Source code of charts

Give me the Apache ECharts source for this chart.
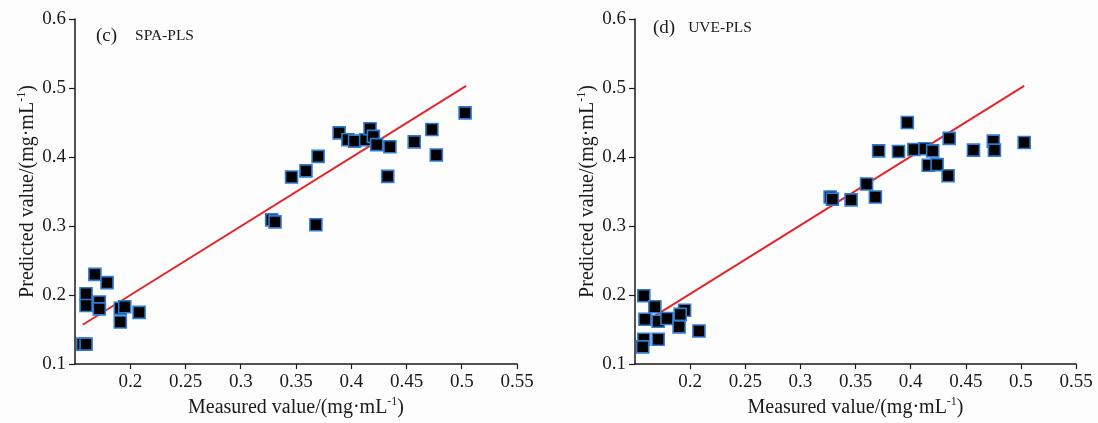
<!DOCTYPE html>
<html>
<head>
<meta charset="utf-8">
<script src="https://cdn.jsdelivr.net/npm/echarts@6/dist/echarts.min.js"></script>
<style>
  html, body { margin: 0; padding: 0; background: #fdfdfd; }
  #chart { width: 1098px; height: 423px; }
</style>
</head>
<body>
<div id="chart"></div>
<script>
// Panel (c): SPA-PLS, measured vs predicted
const measuredC = [0.168, 0.179, 0.160, 0.160, 0.172, 0.172, 0.191, 0.195, 0.191, 0.208, 0.157, 0.160,
  0.328, 0.331, 0.368, 0.346, 0.359, 0.370, 0.389, 0.397, 0.403, 0.413, 0.417, 0.420, 0.423,
  0.435, 0.433, 0.457, 0.473, 0.477, 0.503];
const predictedC = [0.230, 0.218, 0.202, 0.185, 0.190, 0.180, 0.181, 0.183, 0.161, 0.175, 0.129, 0.129,
  0.309, 0.306, 0.302, 0.371, 0.380, 0.401, 0.435, 0.425, 0.423, 0.425, 0.441, 0.430, 0.418,
  0.415, 0.372, 0.422, 0.440, 0.403, 0.464];
const fitC = [[0.157, 0.157], [0.504, 0.503]];

// Panel (d): UVE-PLS, measured vs predicted
const measuredD = [0.158, 0.168, 0.159, 0.171, 0.179, 0.195, 0.191, 0.190, 0.208, 0.158, 0.171, 0.157,
  0.327, 0.329, 0.346, 0.368, 0.360, 0.371, 0.389, 0.397, 0.403, 0.413, 0.420, 0.416, 0.424,
  0.434, 0.435, 0.457, 0.475, 0.476, 0.503];
const predictedD = [0.199, 0.183, 0.165, 0.162, 0.166, 0.178, 0.172, 0.154, 0.148, 0.136, 0.136, 0.125,
  0.342, 0.339, 0.338, 0.342, 0.361, 0.409, 0.408, 0.450, 0.411, 0.412, 0.409, 0.388, 0.389,
  0.373, 0.427, 0.410, 0.423, 0.410, 0.421];
const fitD = [[0.156, 0.158], [0.503, 0.503]];

const panelTags = ['(c)', '(d)'];
const panelMethods = ['SPA-PLS', 'UVE-PLS'];
const xAxisTitle = 'Measured value/(mg·mL';
const yAxisTitle = 'Predicted value/(mg·mL';
const unitExp = '-1';

const serif = '"Liberation Serif", "Times New Roman", serif';
const ink = '#1a1a1a';

const nameRich = {
  a: { fontFamily: serif, fontSize: 20, color: ink, lineHeight: 24 },
  s: { fontFamily: serif, fontSize: 12, color: ink, lineHeight: 24, verticalAlign: 'top' }
};
const axisName = (t) => '{a|' + t + '}{s|' + unitExp + '}{a|)}';

function xAxisFor(gridIndex) {
  return {
    type: 'value', gridIndex: gridIndex,
    min: 0.15, max: 0.55, interval: 0.05,
    name: axisName(xAxisTitle), nameLocation: 'middle', nameGap: 27,
    nameTextStyle: { rich: nameRich },
    axisLine: { show: true, onZero: false, lineStyle: { color: ink, width: 1.5 } },
    axisTick: { show: true, inside: false, length: 5, lineStyle: { color: ink, width: 1.2 } },
    axisLabel: { showMinLabel: false, margin: 8, fontFamily: serif, fontSize: 19, color: ink,
      formatter: (v) => String(+v.toFixed(2)) },
    splitLine: { show: false }
  };
}
function yAxisFor(gridIndex) {
  return {
    type: 'value', gridIndex: gridIndex,
    min: 0.1, max: 0.6, interval: 0.1,
    name: axisName(yAxisTitle), nameLocation: 'middle', nameGap: 35, nameRotate: 90,
    nameTextStyle: { rich: nameRich },
    axisLine: { show: true, onZero: false, lineStyle: { color: ink, width: 1.5 } },
    axisTick: { show: true, inside: false, length: 6, lineStyle: { color: ink, width: 1.2 } },
    axisLabel: { margin: 9, fontFamily: serif, fontSize: 19, color: ink,
      formatter: (v) => String(+v.toFixed(1)) },
    splitLine: { show: false }
  };
}

const pointStyle = { color: '#000000', borderColor: '#2f7bd2', borderWidth: 1.6, opacity: 1 };
const fitStyle = { color: '#e3262b', width: 2 };

function pairs(xs, ys) { return xs.map((x, i) => [x, ys[i]]); }

function panelTitle(i, left, top, gap) {
  return {
    text: '{t|' + panelTags[i] + '}{g| }{m|' + panelMethods[i] + '}', left: left, top: top, padding: 0,
    textStyle: { fontWeight: 'normal', rich: {
      t: { fontFamily: serif, fontSize: 19, fontWeight: 'normal', color: ink, lineHeight: 22 },
      g: { fontFamily: serif, fontSize: 19, fontWeight: 'normal', width: gap, lineHeight: 22 },
      m: { fontFamily: serif, fontSize: 15.5, fontWeight: 'normal', color: ink, lineHeight: 22 } } }
  };
}

const option = {
  backgroundColor: '#fdfdfd',
  animation: false,
  title: [panelTitle(0, 96, 25, 18), panelTitle(1, 653, 17, 13)],
  grid: [
    { left: 75, top: 19, width: 442, height: 349, containLabel: false },
    { left: 635, top: 19, width: 441, height: 348, containLabel: false }
  ],
  xAxis: [xAxisFor(0), xAxisFor(1)],
  yAxis: [yAxisFor(0), yAxisFor(1)],
  series: [
    { type: 'line', xAxisIndex: 0, yAxisIndex: 0, data: fitC, symbol: 'none',
      lineStyle: fitStyle, z: 2, silent: true },
    { type: 'scatter', xAxisIndex: 0, yAxisIndex: 0, data: pairs(measuredC, predictedC),
      symbol: 'rect', symbolSize: 12, itemStyle: pointStyle, z: 3 },
    { type: 'line', xAxisIndex: 1, yAxisIndex: 1, data: fitD, symbol: 'none',
      lineStyle: fitStyle, z: 2, silent: true },
    { type: 'scatter', xAxisIndex: 1, yAxisIndex: 1, data: pairs(measuredD, predictedD),
      symbol: 'rect', symbolSize: 12, itemStyle: pointStyle, z: 3 }
  ]
};

const chart = echarts.init(document.getElementById('chart'), null, { renderer: 'canvas' });
chart.setOption(option);
</script>
</body>
</html>
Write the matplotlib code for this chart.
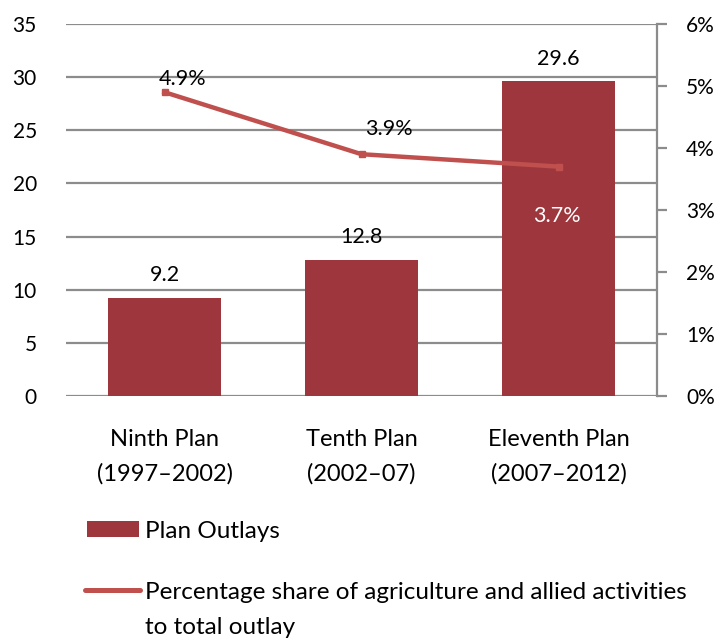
import numpy as np
import matplotlib.pyplot as plt
from matplotlib.lines import Line2D
from matplotlib.patches import Patch

# plan outlays and share of agriculture
plans = ['Ninth Plan\n(1997–2002)', 'Tenth Plan\n(2002–07)', 'Eleventh Plan\n(2007–2012)']
outlays = [9.2, 12.8, 29.6]
share_pct = [4.9, 3.9, 3.7]
left_ticks = [0, 5, 10, 15, 20, 25, 30, 35]
right_ticks = [0, 1, 2, 3, 4, 5, 6]

bar_color = '#9E373D'
line_color = '#C0504D'
grid_color = '#8C8C8C'

plt.rcParams['font.family'] = ['Lato', 'DejaVu Sans']

fig = plt.figure(figsize=(7.18, 6.39), dpi=100)
ax = fig.add_axes([66 / 718, 1 - 396 / 639, (657 - 66) / 718, (396 - 24) / 639])
x = np.arange(len(plans))

ax.bar(x, outlays, width=0.575, color=bar_color, zorder=2)
ax.set_xlim(-0.5, 2.5)
ax.set_ylim(0, 35)
ax.set_yticks(left_ticks)
ax.set_yticklabels([str(t) for t in left_ticks], fontsize=15)
ax.yaxis.grid(True, color=grid_color, linewidth=1.6, zorder=0)
ax.set_axisbelow(True)
ax.tick_params(axis='y', length=0, pad=21)
ax.set_xticks(x)
ax.set_xticklabels(plans, fontsize=17, linespacing=1.7)
ax.tick_params(axis='x', length=0, pad=24)
for s in ['left', 'top', 'right', 'bottom']:
    ax.spines[s].set_visible(False)

for xi, v in zip(x, outlays):
    ax.text(xi, v + 1.2, f'{v}', ha='center', va='bottom', fontsize=15.5, color='black')

ax2 = ax.twinx()
ax2.plot(x, share_pct, color=line_color, linewidth=3.2, marker='s', markersize=5, zorder=3)
ax2.set_ylim(0, 6)
ax2.set_yticks(right_ticks)
ax2.set_yticklabels([f'{t}%' for t in right_ticks], fontsize=15)
ax2.tick_params(axis='y', length=7, width=1.6, color=grid_color, pad=14)
for s in ['left', 'top', 'bottom']:
    ax2.spines[s].set_visible(False)
ax2.spines['right'].set_color(grid_color)
ax2.spines['right'].set_linewidth(1.6)

# percentage labels
ax2.text(x[0] + 0.09, share_pct[0] + 0.05, f'{share_pct[0]}%', ha='center', va='bottom', fontsize=15.5)
ax2.text(x[1] + 0.14, share_pct[1] + 0.25, f'{share_pct[1]}%', ha='center', va='bottom', fontsize=15.5)
ax2.text(x[2] - 0.01, share_pct[2] - 0.8, f'{share_pct[2]}%', ha='center', va='center',
         fontsize=15.5, color='white')

# legend below the chart, one entry per box
leg1 = fig.legend([Patch(facecolor=bar_color, edgecolor='none')], ['Plan Outlays'],
                  loc='center left', bbox_to_anchor=(87 / 718, 1 - 531 / 639),
                  frameon=False, fontsize=17.5, handlelength=2.15, handleheight=0.6,
                  handletextpad=0.25, borderpad=0, borderaxespad=0)
leg2 = fig.legend([Line2D([0], [0], color=line_color, linewidth=3.6, solid_capstyle='round')],
                  ['Percentage share of agriculture and allied activities'],
                  loc='center left', bbox_to_anchor=(85 / 718, 1 - 592 / 639),
                  frameon=False, fontsize=17.5, handlelength=2.25,
                  handletextpad=0.2, borderpad=0, borderaxespad=0)
fig.text(145 / 718, 1 - 627 / 639, 'to total outlay', fontsize=17.5, ha='left', va='center')

fig.savefig('out.png', dpi=100)
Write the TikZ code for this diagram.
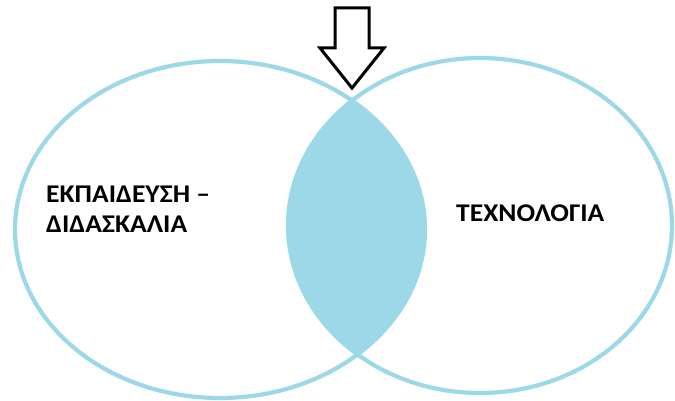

*Your instructions*
Copy, word for word, the entries above from the first line to the line that holds "const axisName = (t)". Drop the pictures.

*Exercise response*
Give me the Apache ECharts source for this chart.
<!DOCTYPE html>
<html>
<head>
<meta charset="utf-8">
<script src="https://cdn.jsdelivr.net/npm/echarts@6/dist/echarts.min.js"></script>
<style>
  html, body { margin: 0; padding: 0; background: #fdfdfd; }
  #chart { width: 1098px; height: 423px; }
</style>
</head>
<body>
<div id="chart"></div>
<script>
// Panel (c): SPA-PLS, measured vs predicted
const measuredC = [0.168, 0.179, 0.160, 0.160, 0.172, 0.172, 0.191, 0.195, 0.191, 0.208, 0.157, 0.160,
  0.328, 0.331, 0.368, 0.346, 0.359, 0.370, 0.389, 0.397, 0.403, 0.413, 0.417, 0.420, 0.423,
  0.435, 0.433, 0.457, 0.473, 0.477, 0.503];
const predictedC = [0.230, 0.218, 0.202, 0.185, 0.190, 0.180, 0.181, 0.183, 0.161, 0.175, 0.129, 0.129,
  0.309, 0.306, 0.302, 0.371, 0.380, 0.401, 0.435, 0.425, 0.423, 0.425, 0.441, 0.430, 0.418,
  0.415, 0.372, 0.422, 0.440, 0.403, 0.464];
const fitC = [[0.157, 0.157], [0.504, 0.503]];

// Panel (d): UVE-PLS, measured vs predicted
const measuredD = [0.158, 0.168, 0.159, 0.171, 0.179, 0.195, 0.191, 0.190, 0.208, 0.158, 0.171, 0.157,
  0.327, 0.329, 0.346, 0.368, 0.360, 0.371, 0.389, 0.397, 0.403, 0.413, 0.420, 0.416, 0.424,
  0.434, 0.435, 0.457, 0.475, 0.476, 0.503];
const predictedD = [0.199, 0.183, 0.165, 0.162, 0.166, 0.178, 0.172, 0.154, 0.148, 0.136, 0.136, 0.125,
  0.342, 0.339, 0.338, 0.342, 0.361, 0.409, 0.408, 0.450, 0.411, 0.412, 0.409, 0.388, 0.389,
  0.373, 0.427, 0.410, 0.423, 0.410, 0.421];
const fitD = [[0.156, 0.158], [0.503, 0.503]];

const panelTags = ['(c)', '(d)'];
const panelMethods = ['SPA-PLS', 'UVE-PLS'];
const xAxisTitle = 'Measured value/(mg·mL';
const yAxisTitle = 'Predicted value/(mg·mL';
const unitExp = '-1';

const serif = '"Liberation Serif", "Times New Roman", serif';
const ink = '#1a1a1a';

const nameRich = {
  a: { fontFamily: serif, fontSize: 20, color: ink, lineHeight: 24 },
  s: { fontFamily: serif, fontSize: 12, color: ink, lineHeight: 24, verticalAlign: 'top' }
};
const axisName = (t) => '{a|' + t + '}{s|' + unitExp + '}{a|)}';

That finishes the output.